01 May 2023

European Commission has published new EU SEP regulation, promising a boost in innovation and investment

The European Commission published their proposals for new regulations on standards essential patents (SEPs), compulsory licensing of patents in crisis situations, and revised legislation on supplementary protection certificates (SPCs). These proposals, implemented by the European Commission, will only directly affect the European Union (EU) and not the UK.

Proposed regulations on standards essential patents

Of all of these proposals, the proposed new regulation on SEPs is perhaps the most contentious, having been leaked on 24 March 2023. This was commented on widely in the press and among the global patent community, including in a letter by the European Telecommunications Standards Institute (ETSI), a post by IP Europe, and a post on LinkedIn by Fabian Gonell, Chief Licensing Lawyer at Qualcomm, who went so far as to say that the “draft regulation would upend patent rights in Europe and have a host of unintended consequences.” By contrast, Apple (an implementer) has been very active in lobbying for the current version of the draft regulation. Commentators have noted that is because the draft regulation would be pro-licensee and anti-patentee, and might well encourage ‘hold-out’ behaviour where an unwilling licensee could delay enforcement.

The proposals include assigning to the EU Intellectual Property Office (EUIPO), which currently administers community trade marks and community designs but does not yet have any patent expertise, the task of building an SEP register and a procedure for determining FRAND rates for SEPs. This also includes the option for regular checks (instigated by either implementer or SEP owner) to determine whether a sample of up to 100 patents are indeed essential – although the results of this are not legally binding.
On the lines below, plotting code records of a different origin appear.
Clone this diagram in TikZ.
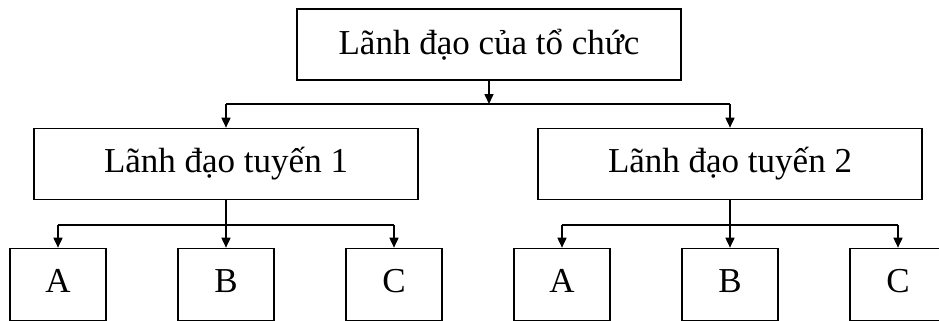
\documentclass[tikz,border=0pt]{standalone}
\usepackage{fontspec}
\setmainfont{Liberation Serif}
\usepackage{tikz}
\usetikzlibrary{
    positioning,
    arrows.meta,
    calc
}

\begin{document}
\begin{tikzpicture}[x=1pt, y=-1pt, font=\fontsize{35}{40}\selectfont,
  head/.style={draw, line width=1.6pt, minimum width=384pt, minimum height=71pt,
               text centered, align=center, inner sep=0pt},
  unit/.style={draw, line width=1.6pt, minimum width=96pt, minimum height=72pt,
               text centered, text height=24pt, text depth=9pt, inner sep=0pt},
  link/.style={line width=1.6pt, draw=black},
  arr/.style={-{Triangle[length=10pt, width=9pt]}, line width=1.6pt, draw=black}]

  \useasboundingbox (0,0) rectangle (939,321);
  \clip (0,0) rectangle (939,321);

  % Leadership boxes
  \node[head] (Top) at (489,44.5) {Lãnh đạo của tổ chức};
  \node[head] (L1)  at (226,164)  {Lãnh đạo tuyến 1};
  \node[head] (L2)  at (730,164)  {Lãnh đạo tuyến 2};

  % Units under each line leader
  \node[unit] (A1) at (58,284.5)  {A};
  \node[unit] (B1) at (226,284.5) {B};
  \node[unit] (C1) at (394,284.5) {C};
  \node[unit] (A2) at (562,284.5) {A};
  \node[unit] (B2) at (730,284.5) {B};
  \node[unit] (C2) at (898,284.5) {C};

  % Junction levels
  \coordinate (J0) at (489,104);
  \coordinate (J1) at (226,225);
  \coordinate (J2) at (730,225);

  % Top level to the two line leaders
  \draw[arr] (Top.south) -- (J0);
  \draw[link] (J0 -| L1.north) -- (J0 -| L2.north);
  \draw[arr] (J0 -| L1.north) -- (L1.north);
  \draw[arr] (J0 -| L2.north) -- (L2.north);

  % Line leaders to units
  \draw[link] (J1 -| A1.north) -- (J1 -| C1.north);
  \draw[arr] (L1.south) -- (B1.north);
  \draw[arr] (J1 -| A1.north) -- (A1.north);
  \draw[arr] (J1 -| C1.north) -- (C1.north);

  \draw[link] (J2 -| A2.north) -- (J2 -| C2.north);
  \draw[arr] (L2.south) -- (B2.north);
  \draw[arr] (J2 -| A2.north) -- (A2.north);
  \draw[arr] (J2 -| C2.north) -- (C2.north);
\end{tikzpicture}
\end{document}
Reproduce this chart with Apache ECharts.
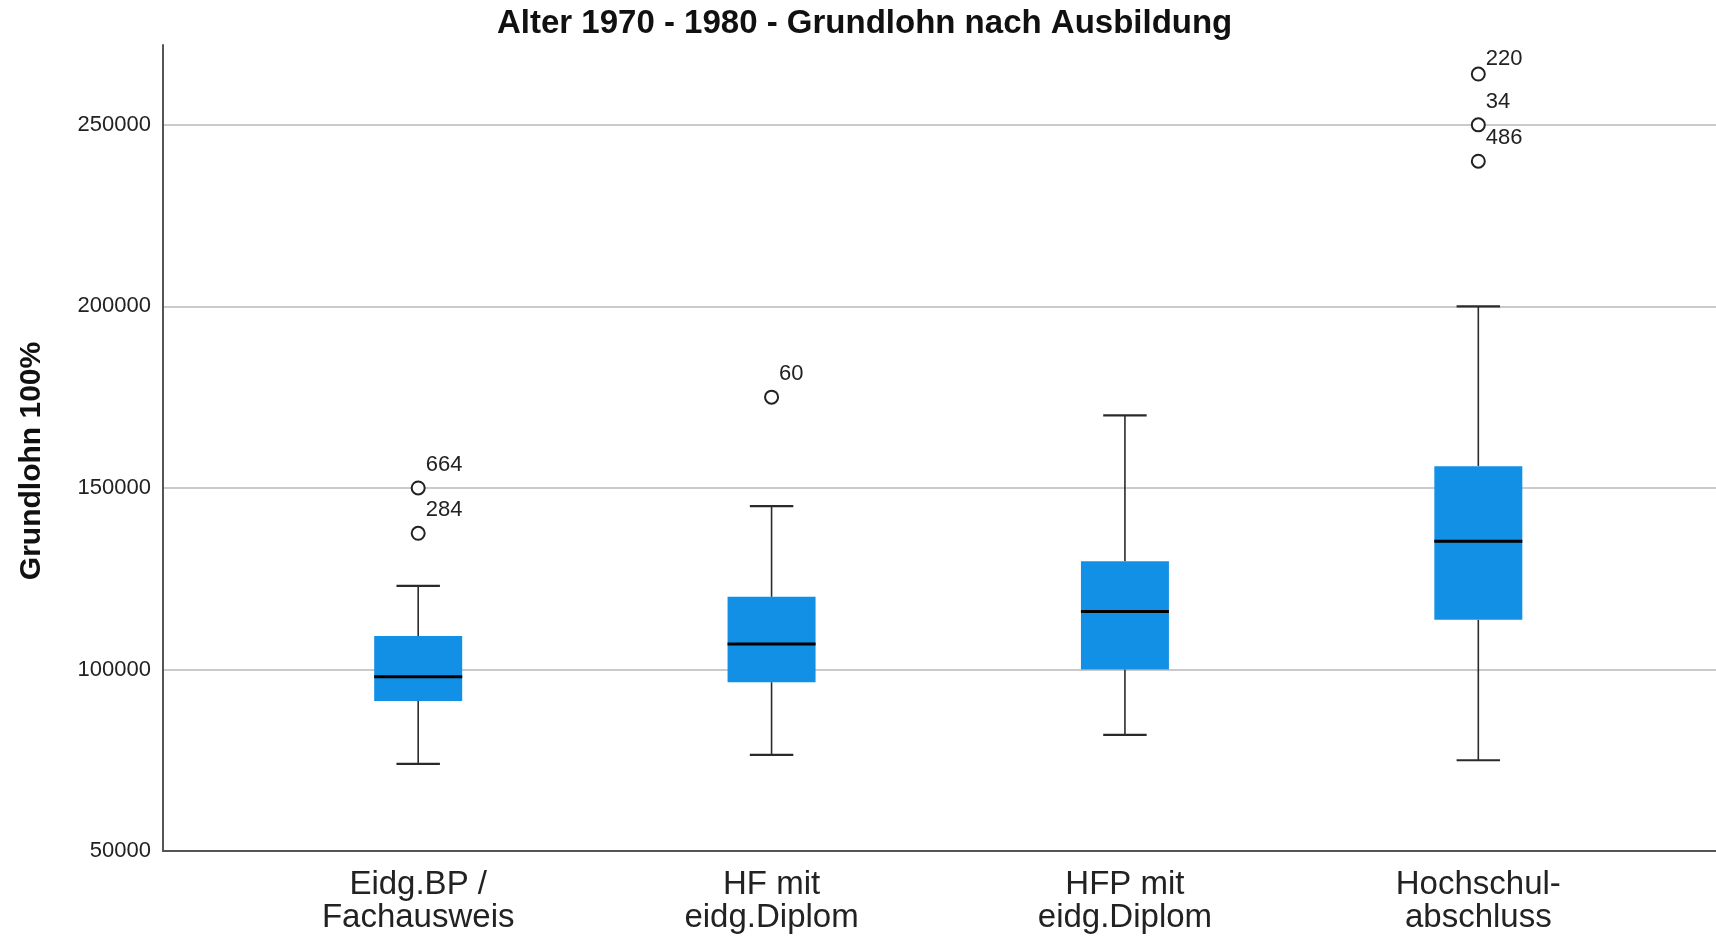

However, ETSI noted in their letter that they already maintain their own database of essentiality declarations and also technical specifications. The proposed regulations also impose an obligation on bodies such as ETSI to provide certain information to EUIPO which would place a significant burden on them, in particular relating to known implementations of the standard, which ETSI have said even they do not have the tools or resources to comply with.

With regards to determining FRAND rates for SEPs, this can be initiated upon request by an implementer or SEP owner and is to be completed within nine months and facilitated by ‘conciliators’ which shall be chosen by the parties from a group proposed by the EUIPO. However, commentators have questioned whether any imposed FRAND rate determination by two ‘conciliators’ (and without appeals available) at the EUIPO, an institution that until now has never dealt with patents before, resulting in a non-binding result in a very short timeframe, would work in practice, as it will unlikely be respected in the market.

IP Europe noted that the proposed new regulation is damaging for:

  1. departing radically from existing precedent, without sufficient data; 
  2. turning over management of SEPs to an agency with no previous experience with patents or standards; 
  3. creating an unpredictable and unbalanced system which will further delay licence negotiations and royalty payments, potentially for many years;
  4. ignoring the EU’s commitments under the World Trade Organisation’s TRIPS Agreement and TBT Agreement, and the EU’s Charter of Fundamental Rights to defend patent rights; and
  5. imposing an artificial and premature cap on aggregate royalties for implementations of a standard with a process that is open to misuse.

Compulsory licensing

The Commission notes that the new rules foresee a new EU-wide compulsory licensing instrument that would complement EU crisis instruments, such as the Single Market Emergency Instrument, HERA regulations and the Chips Act. The Commission states that in light of the COVID-19 crisis, these new rules would further enhance the EU’s resilience to crises, by ensuring access to key patented products and technologies, should voluntary agreements not be available or adequate.

Supplementary protection certificates

The proposal also introduces a unitary SPC to complement the Unitary Patent, along with a centralised examination procedure to be implemented by the EUIPO.

2023 EU SME fund

Concurrently with the proposal, the 2023 SME fund was also announced making vouchers available for SMEs to save up to €1,500 on their patent registration costs.

The European Commission’s proposals for new regulations on SEPs, compulsory licensing of patents in crisis situations, and revised legislation on SPCs have stirred up a lot of debate and commentary within the global patent community. While some, such as Apple, have actively lobbied for the proposed changes, others have expressed concerns about the potential unintended consequences of the regulations, particularly the new regulation on SEPs.

Nevertheless, the Commission argues that these new rules would boost innovation and investment within the EU, enhance the region’s resilience to crises, and support SMEs through the 2023 SME fund. It remains to be seen how these proposed regulations will be received and implemented within the EU and beyond.